I learned this morning that Thomas Hoyt "Slim" Bryant passed away this past Friday, May 28, in Pittsburgh at the age of 101. Slim was a country musician who was the last known living person to have recorded with Jimmie Rodgers (Rodgers also recorded Slim's song "Mother, The Queen of My Heart," about a gambler who has a turn of heart when his dead mother appears as the queen in his winning poker hand); if memory serves, I believe Slim also replaced Gid Tanner in the legendary Skillet Lickers, one of the first (and most popular) country bands in history.
I had the pleasure of meeting and interviewing Slim a few years back when he was 94 (still living alone, sharp as a tack, and keeping up with good friends like Les Paul). A mutual friend accompanied me who brought a portable record player and at one point we put on an old 78 that Slim had played on. I watched him closely as the record played. He sat up straight and listened, his eyes looking straight ahead as though they were looking into another time.
When the song ended, I heard Slim say quietly to himself, "The old days."

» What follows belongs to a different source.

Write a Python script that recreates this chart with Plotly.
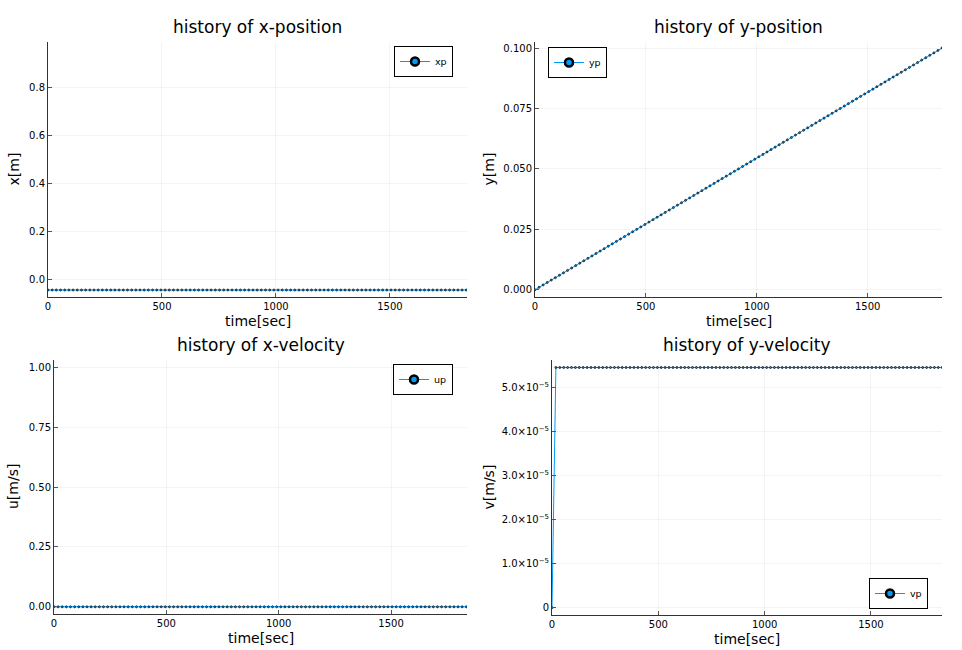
import plotly.graph_objects as go

# ---------------- data ----------------
time = [0.00, 18.35, 36.70, 55.05, 73.40, 91.75, 110.10, 128.45, 146.80, 165.15,
        183.50, 201.85, 220.20, 238.55, 256.90, 275.25, 293.60, 311.95, 330.30, 348.65,
        367.00, 385.35, 403.70, 422.05, 440.40, 458.75, 477.10, 495.45, 513.80, 532.15,
        550.50, 568.85, 587.20, 605.55, 623.90, 642.25, 660.60, 678.95, 697.30, 715.65,
        734.00, 752.35, 770.70, 789.05, 807.40, 825.75, 844.10, 862.45, 880.80, 899.15,
        917.50, 935.85, 954.20, 972.55, 990.90, 1009.25, 1027.60, 1045.95, 1064.30, 1082.65,
        1101.00, 1119.35, 1137.70, 1156.05, 1174.40, 1192.75, 1211.10, 1229.45, 1247.80, 1266.15,
        1284.50, 1302.85, 1321.20, 1339.55, 1357.90, 1376.25, 1394.60, 1412.95, 1431.30, 1449.65,
        1468.00, 1486.35, 1504.70, 1523.05, 1541.40, 1559.75, 1578.10, 1596.45, 1614.80, 1633.15,
        1651.50, 1669.85, 1688.20, 1706.55, 1724.90, 1743.25, 1761.60, 1779.95, 1798.30, 1816.65,
        1835.00]

xp = [-0.042] * 101

yp = [0.000, 0.001, 0.002, 0.003, 0.004, 0.005, 0.006, 0.007, 0.008, 0.009,
      0.010, 0.011, 0.012, 0.013, 0.014, 0.015, 0.016, 0.017, 0.018, 0.019,
      0.020, 0.021, 0.022, 0.023, 0.024, 0.025, 0.026, 0.027, 0.028, 0.029,
      0.030, 0.031, 0.032, 0.033, 0.034, 0.035, 0.036, 0.037, 0.038, 0.039,
      0.040, 0.041, 0.042, 0.043, 0.044, 0.045, 0.046, 0.047, 0.048, 0.049,
      0.050, 0.051, 0.052, 0.053, 0.054, 0.055, 0.056, 0.057, 0.058, 0.059,
      0.060, 0.061, 0.062, 0.063, 0.064, 0.065, 0.066, 0.067, 0.068, 0.069,
      0.070, 0.071, 0.072, 0.073, 0.074, 0.075, 0.076, 0.077, 0.078, 0.079,
      0.080, 0.081, 0.082, 0.083, 0.084, 0.085, 0.086, 0.087, 0.088, 0.089,
      0.090, 0.091, 0.092, 0.093, 0.094, 0.095, 0.096, 0.097, 0.098, 0.099,
      0.100]

up = [0.0] * 101

vp = [0.0] + [5.45e-5] * 100

x_ticks = [0, 500, 1000, 1500]
x_ticklabels = ["0", "500", "1000", "1500"]
xp_ticks = [0.0, 0.2, 0.4, 0.6, 0.8]
xp_ticklabels = ["0.0", "0.2", "0.4", "0.6", "0.8"]
yp_ticks = [0.0, 0.025, 0.05, 0.075, 0.1]
yp_ticklabels = ["0.000", "0.025", "0.050", "0.075", "0.100"]
up_ticks = [0.0, 0.25, 0.5, 0.75, 1.0]
up_ticklabels = ["0.00", "0.25", "0.50", "0.75", "1.00"]
vp_ticks = [0.0, 1e-5, 2e-5, 3e-5, 4e-5, 5e-5]
vp_ticklabels = ["0", "1.0×10<sup>−5</sup>", "2.0×10<sup>−5</sup>", "3.0×10<sup>−5</sup>",
                 "4.0×10<sup>−5</sup>", "5.0×10<sup>−5</sup>"]

titles = ["history of x-position", "history of y-position",
          "history of x-velocity", "history of y-velocity"]
ylabels = ["x[m]", "y[m]", "u[m/s]", "v[m/s]"]
names = ["xp", "yp", "up", "vp"]

# ---------------- layout helpers ----------------
W, H = 962, 650
BLUE = "#009AFA"
FONT = "DejaVu Sans"

# pixel boxes: (left, right, top, bottom)
boxes = [(48, 467, 42, 297), (535, 942, 42, 297), (54, 467, 360, 614), (552, 942, 360, 615)]
yranges = [[-0.071, 0.99], [-0.003, 0.1025], [-0.03, 1.03], [-1.66e-6, 5.62e-5]]
xranges = [[0, 1838], [0, 1835], [0, 1838], [0, 1834]]
yticks = [(xp_ticks, xp_ticklabels), (yp_ticks, yp_ticklabels),
          (up_ticks, up_ticklabels), (vp_ticks, vp_ticklabels)]
series = [xp, yp, up, vp]
legend_pos = [dict(x=453, y=46, xanchor="right", yanchor="top"),
              dict(x=548, y=47, xanchor="left", yanchor="top"),
              dict(x=453, y=364, xanchor="right", yanchor="top"),
              dict(x=928, y=609, xanchor="right", yanchor="bottom")]
ylabel_x = [13, 488, 13, 488]

fig = go.Figure()
layout = dict(width=W, height=H, margin=dict(l=0, r=0, t=0, b=0, autoexpand=False),
              paper_bgcolor="white", plot_bgcolor="white",
              font=dict(family=FONT, color="black", size=11), annotations=[])

for i in range(4):
    k = "" if i == 0 else str(i + 1)
    L, R, T, B = boxes[i]
    legname = "legend" if i == 0 else "legend" + str(i + 1)
    fig.add_trace(go.Scatter(x=time, y=series[i], mode="lines+markers",
                             line=dict(color=BLUE, width=1),
                             marker=dict(size=2, color=BLUE, line=dict(color="#111111", width=0.8)),
                             showlegend=False, xaxis="x" + k, yaxis="y" + k))
    fig.add_trace(go.Scatter(x=[None], y=[None], mode="lines+markers", name=names[i],
                             line=dict(color=BLUE, width=1),
                             marker=dict(size=8, color=BLUE, line=dict(color="black", width=2.5)),
                             showlegend=True, legend=legname, xaxis="x" + k, yaxis="y" + k))
    axcommon = dict(showline=True, linecolor="#333333", linewidth=1, mirror=False,
                    ticks="inside", ticklen=4, tickcolor="#555555", zeroline=False,
                    showgrid=True, gridcolor="rgba(0,0,0,0.045)", gridwidth=0.5,
                    tickfont=dict(family=FONT, size=10, color="black"))
    layout["xaxis" + k] = dict(domain=[L / W, R / W], anchor="y" + k, range=xranges[i],
                               tickvals=x_ticks, ticktext=x_ticklabels, **axcommon)
    layout["yaxis" + k] = dict(domain=[1 - B / H, 1 - T / H], anchor="x" + k, range=yranges[i],
                               tickvals=yticks[i][0], ticktext=yticks[i][1], **axcommon)
    lp = legend_pos[i]
    layout[legname] = dict(x=lp["x"] / W, y=1 - lp["y"] / H, xanchor=lp["xanchor"],
                           yanchor=lp["yanchor"], xref="paper", yref="paper",
                           bgcolor="white", bordercolor="black", borderwidth=1,
                           font=dict(family=FONT, size=9.5, color="black"),
                           itemwidth=30, tracegroupgap=0)
    cx = (L + R) / 2
    layout["annotations"].append(dict(text=titles[i], x=cx / W, y=1 - (T - 15) / H,
                                      xref="paper", yref="paper", showarrow=False,
                                      xanchor="center", yanchor="middle",
                                      font=dict(family=FONT, size=17, color="black")))
    layout["annotations"].append(dict(text="time[sec]", x=cx / W, y=1 - (B + 24) / H,
                                      xref="paper", yref="paper", showarrow=False,
                                      xanchor="center", yanchor="middle",
                                      font=dict(family=FONT, size=14, color="black")))
    layout["annotations"].append(dict(text=ylabels[i], x=ylabel_x[i] / W, y=1 - ((T + B) / 2) / H,
                                      xref="paper", yref="paper", showarrow=False, textangle=-90,
                                      xanchor="center", yanchor="middle",
                                      font=dict(family=FONT, size=14, color="black")))

fig.update_layout(**layout)
fig.write_html("out.html", config={"displayModeBar": False},
               post_script="document.body.style.margin='0';document.body.style.overflow='hidden';")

Although I only ever met him that one time, Slim was one of the most fascinating people I have ever met. In a singular way, he brought together three things that are important to me: America, music, and history. For me, the three cannot be separated. I intend to use this blog as an exercise to further explore my thoughts on how they relate to each other (pop) culturally in the present.
In the meantime, I will think of Slim, a kind and gentle man who quietly lived an epic life that embodied the things I cherish the most.